The Supreme Court heard Wednesday from federal lawyers who said the government cannot be sued for such damages under the Privacy Act.
The San Francisco man, who is HIV-positive, disclosed that information to Social Security officials to receive medical benefits, but withheld it from the Federal Aviation Administration. During a criminal investigation involving pilots’ medical fitness to fly, the Social Security Administration gave the FAA the medical records of some 45,000 Northern California residents who applied for licenses.
The FAA was investigating whether pilots were using one set of doctors to certify their fitness to fly while applying to Social Security for disability payments using other doctors to support claims of illness and injury.
Cooper was identified in “Operation Safe Pilot” as an FAA licensee who also was receiving disability benefits.
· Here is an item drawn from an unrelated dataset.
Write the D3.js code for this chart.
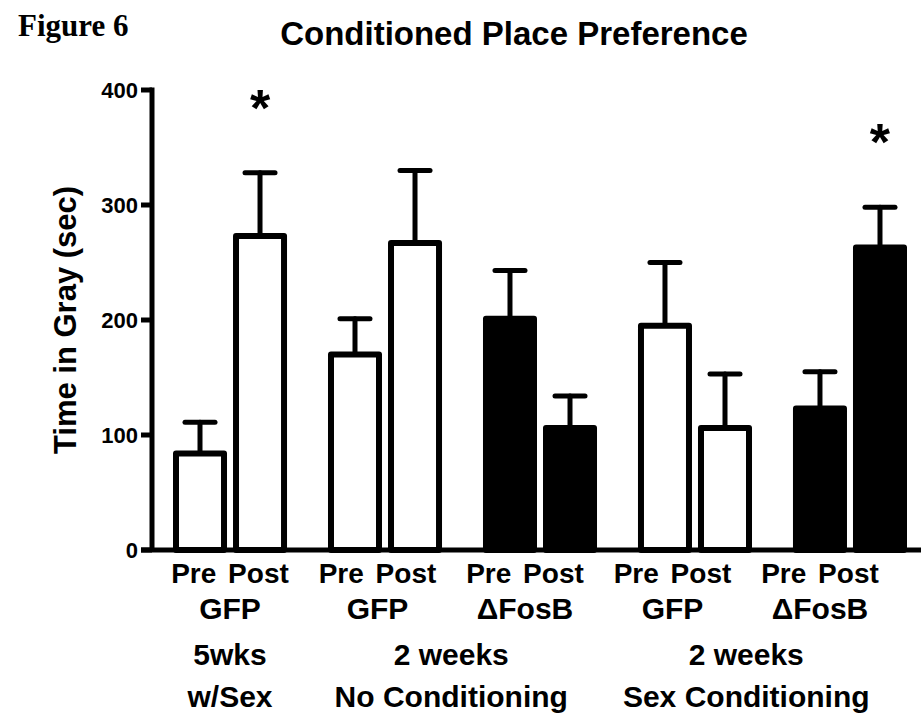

He admitted withholding his HIV condition from the FAA on applications filed between 1998 and 2004. Cooper pleaded guilty to a misdemeanor charge of making a false statement. He paid a $1,000 fine.
The FAA has since changed its policy, but HIV-positive applicants once were denied a pilot’s license.
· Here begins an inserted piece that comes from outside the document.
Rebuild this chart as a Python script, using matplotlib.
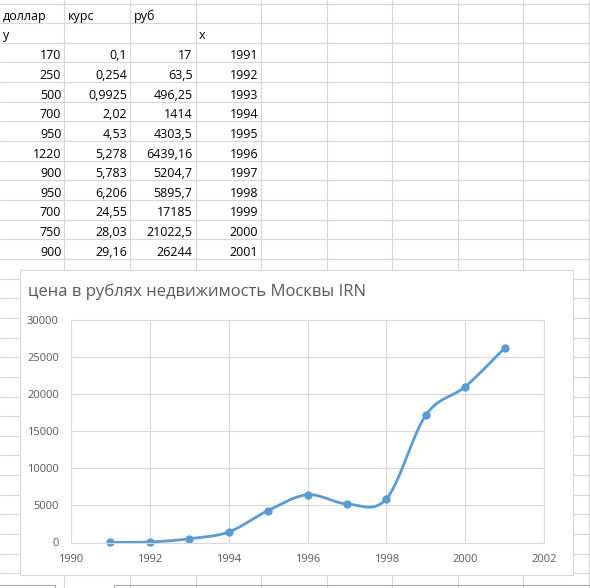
import numpy as np
import matplotlib.pyplot as plt
from matplotlib.patches import Rectangle

plt.rcParams['font.family'] = ['Open Sans', 'DejaVu Sans']

# table columns as shown in the sheet
dollar = ['170', '250', '500', '700', '950', '1220', '900', '950', '700', '750', '900']
kurs = ['0,1', '0,254', '0,9925', '2,02', '4,53', '5,278', '5,783', '6,206', '24,55', '28,03', '29,16']
rub_txt = ['17', '63,5', '496,25', '1414', '4303,5', '6439,16', '5204,7', '5895,7', '17185', '21022,5', '26244']

# chart series
years = [1991, 1992, 1993, 1994, 1995, 1996, 1997, 1998, 1999, 2000, 2001]
rub = [17, 63.5, 496.25, 1414, 4303.5, 6439.16, 5204.7, 5895.7, 17185, 21022.5, 26244]

title = 'цена в рублях недвижимость Москвы IRN'

W, H = 590, 588
fig = plt.figure(figsize=(W / 100, H / 100), dpi=100)

# sheet background in pixel coords
bg = fig.add_axes([0, 0, 1, 1])
bg.set_xlim(0, W)
bg.set_ylim(H, 0)
bg.axis('off')

grid_c = '#D6D6D6'
row0, row_h = 3.5, 19.65
col0, col_w = 64.3, 65.6
rows_y = [row0 + row_h * k for k in range(31)]
cols_x = [col0 + col_w * k for k in range(9)]
bg.hlines(rows_y, 0, W, color=grid_c, lw=0.8)
bg.vlines(cols_x, 0, H, color=grid_c, lw=0.8)

# header cells
fs = 9
bg.text(2.5, rows_y[1] - 3.5, 'доллар', fontsize=fs, va='baseline')
bg.text(cols_x[0] + 3.5, rows_y[1] - 3.5, 'курс', fontsize=fs, va='baseline')
bg.text(cols_x[1] + 3.5, rows_y[1] - 3.5, 'руб', fontsize=fs, va='baseline')
bg.text(2.5, rows_y[2] - 3.5, 'y', fontsize=fs, va='baseline')
bg.text(cols_x[2] + 3.5, rows_y[2] - 3.5, 'x', fontsize=fs, va='baseline')

for i in range(len(years)):
    yb = rows_y[3 + i] - 3.2
    cells = [dollar[i], kurs[i], rub_txt[i], str(years[i])]
    for j, s in enumerate(cells):
        bg.text(cols_x[j] - 3, yb, s, fontsize=fs, ha='right', va='baseline')

# bottom tabs
bg.plot([0, 55, 55], [584.5, 584.5, H], color='#ABABAB', lw=0.8)
bg.plot([W, 114, 114], [584.5, 584.5, H], color='#ABABAB', lw=0.8)

# chart area
bg.add_patch(Rectangle((20, 270), 553, 305, facecolor='white',
                       edgecolor='#D9D9D9', lw=0.8, zorder=3))
bg.text(28, 296, title, fontsize=12, color='#595959', va='baseline', zorder=4)

# plot area
left, right, top, bottom = 70.7, 544.3, 320, 542.5
ax = fig.add_axes([left / W, 1 - bottom / H, (right - left) / W, (bottom - top) / H])
ax.set_xlim(1990, 2002)
ax.set_ylim(0, 30000)
ax.set_xticks(range(1990, 2003, 2))
ax.set_yticks(range(0, 30001, 5000))
ax.grid(True, color='#D9D9D9', lw=0.8)
ax.set_axisbelow(True)
for sp in ax.spines.values():
    sp.set_color('#D9D9D9')
    sp.set_linewidth(0.8)
ax.tick_params(length=0, labelsize=8, labelcolor='#595959')
ax.tick_params(axis='y', pad=8.5)
ax.tick_params(axis='x', pad=8.5)
ax.patch.set_alpha(0)

# smoothed line like Excel (Catmull-Rom style bezier)
px = np.array(years, dtype=float)
py = np.array(rub, dtype=float)
P = np.column_stack([px, py])
ext = np.vstack([P[0], P, P[-1]])
t = np.linspace(0, 1, 40)[:, None]
curve = []
for i in range(len(P) - 1):
    p0, p1, p2, p3 = ext[i], ext[i + 1], ext[i + 2], ext[i + 3]
    b1 = p1 + (p2 - p0) / 6
    b2 = p2 - (p3 - p1) / 6
    seg = ((1 - t) ** 3) * p1 + 3 * ((1 - t) ** 2) * t * b1 + 3 * (1 - t) * t ** 2 * b2 + t ** 3 * p2
    curve.append(seg)
curve = np.vstack(curve)

blue = '#5B9BD5'
ax.plot(curve[:, 0], curve[:, 1], color=blue, lw=2, solid_capstyle='round', clip_on=False)
ax.plot(px, py, 'o', color=blue, ms=5, clip_on=False)

fig.savefig('out.png', dpi=100)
Despite the conviction, he sued the federal government in 2007 for violating the Privacy Act after discovering that the Social Security Administration turned over his medical records to the FAA without his consent.
U.S. District Court Judge Vaughn Walker ruled he could only recover actual damages. Because Cooper only alleged emotional distress and no out-of-pocket expenses over disclosures of a disease he kept private, the judge tossed out the suit. But the 9th U.S. Circuit Court of Appeals overturned that, saying emotional distress caused by the disclosure of Cooper’s illness counts as actual damages. Other federal appeals courts have ruled differently.
Justice Department lawyer Eric J. Feigin said Congress never meant to allow emotional distress damages. “If Congress had intended to waive the sovereign immunity of the United States to allow uncapped emotional distress claims under the Privacy Act, it would have and was required to state that waiver clearly and unambiguously in the statutory text,” he said.
But that reading of the law would make the Privacy Act protections “virtually irrelevant,” said Cooper’s lawyer, Raymond A. Cardozo. That “would mean that the very individuals Congress sought to protect in this act would have no remedy at all for the primary form of harm,” he said.
The justices will rule sometime next year.
Justice Elena Kagan did not participate in this case because she worked on it while serving in the solicitor general’s office.